23. Electromagnet of claim 22, characterized in that as the core, structural elements of metal scrap and/or load are used.

24. Electromagnet of claim 22, wherein the magnetic guide is formed with the possibility of closing of the magnetic flux with minimization of air gap due to rotary displacement of the core relative to the stator, the core is formed as a plate with the possibility of closing of the cup with a cover, formation of a volume-closed magnetically conductive construction “cup-cover” and with the possibility of changing a moment of friction force between the core and the stator.

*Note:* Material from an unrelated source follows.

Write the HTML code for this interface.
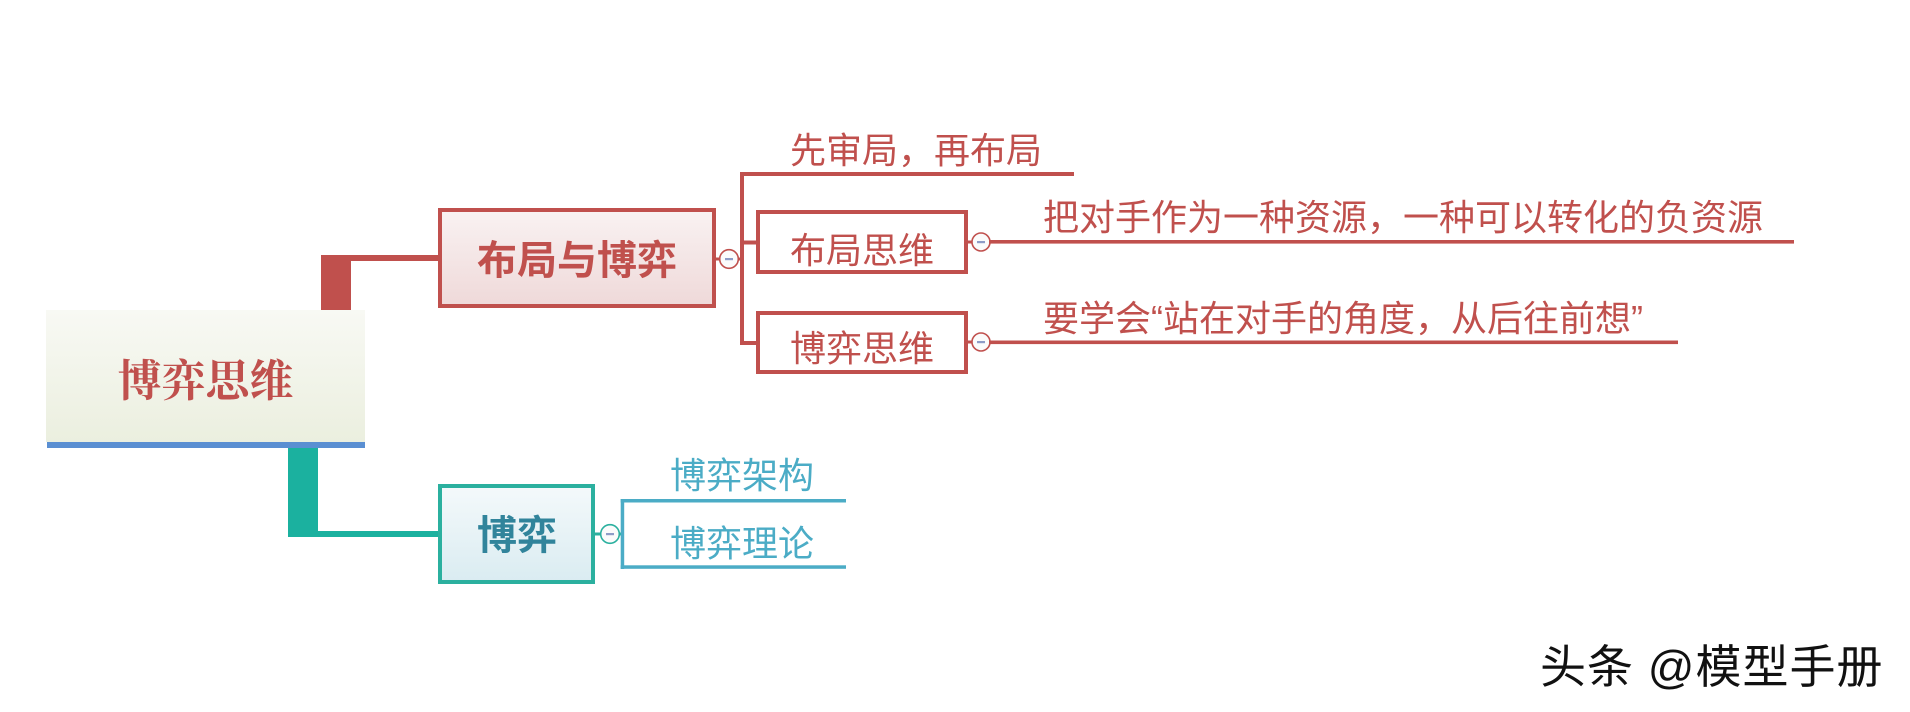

25. Electromagnet of an electromagnetic drive of an executing device formed as at least one magnetizing coil of a composite magnetic guide with a movable stator, a movable core and at least one air gap, wherein at least partially magnetically guide is composed of an insert of a magnetically hard material with the possibility of controlling a magnetic flux in the magnetic guide by a remagnetization of the magnetic guide by supply of two, short duration current pulses of different polarities into the winding of the magnetizing coil, characterized in that the magnetic guide is formed with the possibility of closing of the magnetic flux with minimization of air gap due to linear and/or rotary displacement of the core relative to the stator, wherein the stator of the magnetic guide is formed as a cup with a magnetizing coil coaxially located in its inner cavity, and with a bottom composed of a magnetically hard material, while the core is formed as a cover of the cup connected to an end of the rod which is coaxially located in the inner cavity of the winding, wherein the magnetic guide is formed with a possibility of closing of the cup with the cover with a simultaneous touching of the free end of the rod with the bottom of the cup, and formation of a volume-closed magnetically conductive construction “cup-cover-rod-cup bottom” and a possibility of changing a moment of friction force between the core and the stator.

26. Electromagnet of claim 25, characterized in that the cup bottom is composed of a magnetically hard material with a layer of a magnetically soft material and an outer side of the cup with the possibility of increasing an area of cross-section of the cup bottom perpendicularly to the direction of the magnetic flux.

27. Electromagnet of claim 25, characterized in that the cup bottom is partially formed as an insert of a magnetically soft material.

28. Electromagnet of claim 25, characterized in that at least partially the walls of the cup are formed as an insert of a magnetically hard material.